No hace muchas fechas, realizamos interesante periplo por tierras portuguesas, en concreto allá donde desemboca el caudaloso Tajo, en la insigne Lisboa, ciudad sin duda preclara y merecedora de alabanzas por lo benigno de su clima, sus gentes y monumentos, aunque, a fuer de ser sinceros, no hallamos ni chicharrones ni observan la costumbre de servir altramuces a la hora de beber vinos o derivados de la malta y la cebada.
En ella, descubrimos interesante fundación carmelitana, mas al entrar en ella nuestra devoción e interés trocáronse en extrañeza y hasta desasosiego.

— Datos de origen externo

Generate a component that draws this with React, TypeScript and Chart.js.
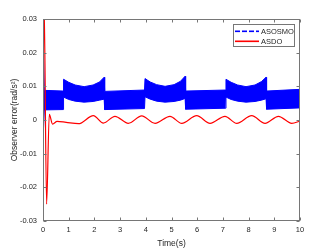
import React, { useEffect, useRef } from "react";
import { Chart, registerables } from "chart.js";

Chart.register(...registerables);

// ---- data ----
const xTickValues = [0, 1, 2, 3, 4, 5, 6, 7, 8, 9, 10];
const xTickLabels = ["0", "1", "2", "3", "4", "5", "6", "7", "8", "9", "10"];
const yTickValues = [-0.03, -0.02, -0.01, 0, 0.01, 0.02, 0.03];
const yTickLabels = ["-0.03", "-0.02", "-0.01", "0", "0.01", "0.02", "0.03"];

const asdoTime = [0, 0.04, 0.14, 0.245, 0.37, 0.55, 0.9, 1.38, 1.96, 2.35, 2.8, 3.32, 3.84, 4.36, 4.94, 5.4, 5.98, 6.5, 7.08, 7.54, 8.12, 8.64, 9.16, 9.68, 10];
const asdoValues = [0, 0.036, -0.025, 0.0017, -0.0012, -0.0004, -0.0007, -0.0011, 0.0013, -0.0009, 0.0011, -0.001, 0.0012, -0.001, 0.0011, -0.001, 0.0013, -0.001, 0.0011, -0.001, 0.0013, -0.001, 0.0011, -0.001, -0.0003];

// ASOSMO: envelope of the high-frequency chattering band
const asosmoTime = [
  0, 0.05, 0.78,
  0.8, 1.0, 1.25, 1.6, 1.95, 2.2, 2.38,
  2.4, 3.95,
  3.97, 4.17, 4.42, 4.75, 5.1, 5.35, 5.53,
  5.55, 7.1,
  7.12, 7.32, 7.57, 7.9, 8.25, 8.5, 8.68,
  8.7, 10,
];
const asosmoUpper = [
  0.028, 0.0088, 0.0086,
  0.0121, 0.0112, 0.0104, 0.0099, 0.0104, 0.0113, 0.0127,
  0.0085, 0.0089,
  0.0123, 0.0113, 0.0105, 0.01, 0.0105, 0.0115, 0.013,
  0.0086, 0.0089,
  0.0121, 0.0112, 0.0104, 0.0099, 0.0104, 0.0114, 0.0127,
  0.0086, 0.0091,
];
const asosmoLower = [
  -0.006, 0.003, 0.0031,
  0.0068, 0.0061, 0.0056, 0.0053, 0.0055, 0.0059, 0.0062,
  0.0031, 0.0034,
  0.0069, 0.0062, 0.0056, 0.0053, 0.0055, 0.0059, 0.0064,
  0.0032, 0.0035,
  0.0068, 0.0061, 0.0056, 0.0053, 0.0055, 0.0059, 0.0063,
  0.0032, 0.0036,
];

const FONT = "'Liberation Sans', Arial, Helvetica, sans-serif";
const TEXT = "#262626";
const AXIS = "#767676";
const BLUE = "#0000ff";
const RED = "#ff0000";

const framePlugin = {
  id: "matlabFrame",
  afterDraw(chart: any) {
    const { ctx, chartArea: a, scales } = chart;
    ctx.save();
    ctx.strokeStyle = AXIS;
    ctx.lineWidth = 1;
    ctx.setLineDash([]);
    const L = Math.round(a.left) + 0.5;
    const R = Math.round(a.right) - 0.5;
    const T = Math.round(a.top) + 0.5;
    const B = Math.round(a.bottom) - 0.5;
    ctx.strokeRect(L, T, R - L, B - T);
    const tl = 3;
    ctx.beginPath();
    xTickValues.forEach((v) => {
      const px = Math.round(scales.x.getPixelForValue(v)) + 0.5;
      ctx.moveTo(px, B);
      ctx.lineTo(px, B - tl);
      ctx.moveTo(px, T);
      ctx.lineTo(px, T + tl);
    });
    yTickValues.forEach((v) => {
      const py = Math.round(scales.y.getPixelForValue(v)) + 0.5;
      ctx.moveTo(L, py);
      ctx.lineTo(L + tl, py);
      ctx.moveTo(R, py);
      ctx.lineTo(R - tl, py);
    });
    ctx.stroke();

    // legend
    const items = [
      { text: chart.data.datasets[1].label, color: BLUE, dash: 5, gap: 2 },
      { text: chart.data.datasets[0].label, color: RED, dash: 24, gap: 0 },
    ];
    const bx = 233.5, by = 24.5, bw = 61, bh = 22;
    ctx.fillStyle = "#ffffff";
    ctx.fillRect(bx, by, bw, bh);
    ctx.strokeStyle = AXIS;
    ctx.strokeRect(bx, by, bw, bh);
    ctx.font = `7.5px ${FONT}`;
    ctx.textBaseline = "middle";
    ctx.textAlign = "left";
    items.forEach((it, i) => {
      const y = 30.5 + i * 10;
      ctx.fillStyle = it.color;
      for (let x = 235; x < 259; x += it.dash + it.gap) {
        ctx.fillRect(x, y, Math.min(it.dash, 259 - x), 1.6);
      }
      ctx.fillStyle = TEXT;
      ctx.fillText(it.text, 261, y + 1);
    });
    ctx.restore();
  },
};

export default function App() {
  const ref = useRef<HTMLCanvasElement | null>(null);
  useEffect(() => {
    if (!ref.current) return;
    const chart = new Chart(ref.current, {
      type: "line",
      data: {
        datasets: [
          {
            label: "ASDO",
            data: asdoTime.map((t, i) => ({ x: t, y: asdoValues[i] })),
            borderColor: RED,
            backgroundColor: RED,
            borderWidth: 1.2,
            pointRadius: 0,
            cubicInterpolationMode: "monotone",
            fill: false,
          },
          {
            label: "ASOSMO",
            data: asosmoTime.map((t, i) => ({ x: t, y: asosmoUpper[i] })),
            borderColor: BLUE,
            backgroundColor: BLUE,
            borderWidth: 1,
            pointRadius: 0,
            tension: 0,
            fill: "+1",
          },
          {
            label: "ASOSMO lower",
            data: asosmoTime.map((t, i) => ({ x: t, y: asosmoLower[i] })),
            borderColor: BLUE,
            backgroundColor: BLUE,
            borderWidth: 1,
            pointRadius: 0,
            tension: 0,
            fill: false,
          },
        ],
      },
      options: {
        animation: false,
        responsive: false,
        devicePixelRatio: 1,
        layout: { padding: { top: 19, right: 32, left: 0, bottom: 0 } },
        plugins: { legend: { display: false }, tooltip: { enabled: false } },
        scales: {
          x: {
            type: "linear",
            min: 0,
            max: 10,
            grid: { display: false, drawTicks: false },
            border: { display: false },
            afterFit: (s: any) => { s.height = 28; },
            afterBuildTicks: (s: any) => { s.ticks = xTickValues.map((v) => ({ value: v })); },
            ticks: {
              padding: 4,
              color: TEXT,
              font: { family: FONT, size: 7.5 },
              maxRotation: 0,
              autoSkip: false,
              callback: (_v: any, i: number) => xTickLabels[i],
            },
            title: {
              display: true,
              text: "Time(s)",
              color: TEXT,
              font: { family: FONT, size: 8.5 },
              padding: { top: 2.2, bottom: 0 },
            },
          },
          y: {
            type: "linear",
            min: -0.03,
            max: 0.03,
            grid: { display: false, drawTicks: false },
            border: { display: false },
            afterFit: (s: any) => { s.width = 43; },
            afterBuildTicks: (s: any) => { s.ticks = yTickValues.map((v) => ({ value: v })); },
            ticks: {
              padding: 6,
              color: TEXT,
              font: { family: FONT, size: 7.5 },
              autoSkip: false,
              callback: (_v: any, i: number) => yTickLabels[i],
            },
            title: {
              display: true,
              text: "Observer error(rad/s\u00B2)",
              color: TEXT,
              font: { family: FONT, size: 8.5 },
              padding: { top: 10, bottom: 0 },
            },
          },
        },
      },
      plugins: [framePlugin],
    } as any);
    return () => chart.destroy();
  }, []);
  return (
    <div style={{ position: "absolute", left: 0, top: 0, width: 332, height: 249, background: "#fff" }}>
      <canvas ref={ref} width={332} height={249} style={{ display: "block", width: 332, height: 249 }} />
    </div>
  );
}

Fue al parecer el noble Nuno Álvares Pereira (canonizado al andar de los años por Su Santidad Bendicto XVI) quien en el año del Señor de 1389 realizó piadosa fundación de un monasterio advocado del Carmen en la capital portuguesa, mas sin duda tratóse de convento con regular fortuna, perteneciente a la orden dominica, ya que en el nefasto terremoto del 1 de noviembre de 1755, funesto para Lisboa y que provocó no pocos destrozos y víctimas, quedó derruido y desolado de modo espantoso, sin que hubiera mecenas o patronos dispuestos a reconstruirlo.
Y todo ello pese a fortaleza de sus muros, como bien puede apreciarse, ya que sobrevivieron al seismo, quedando en pie como pétreas osamentas de descarnado edificio (casi poéticas palabras nos han salido, vive Dios...).
Convertido en museo arqueológico, su iglesia se nos aparece desnuda de ornamentos y hasta de techumbre, con el cielo lisboeta como única bóveda, lo cual no deja de tener su encanto cierto.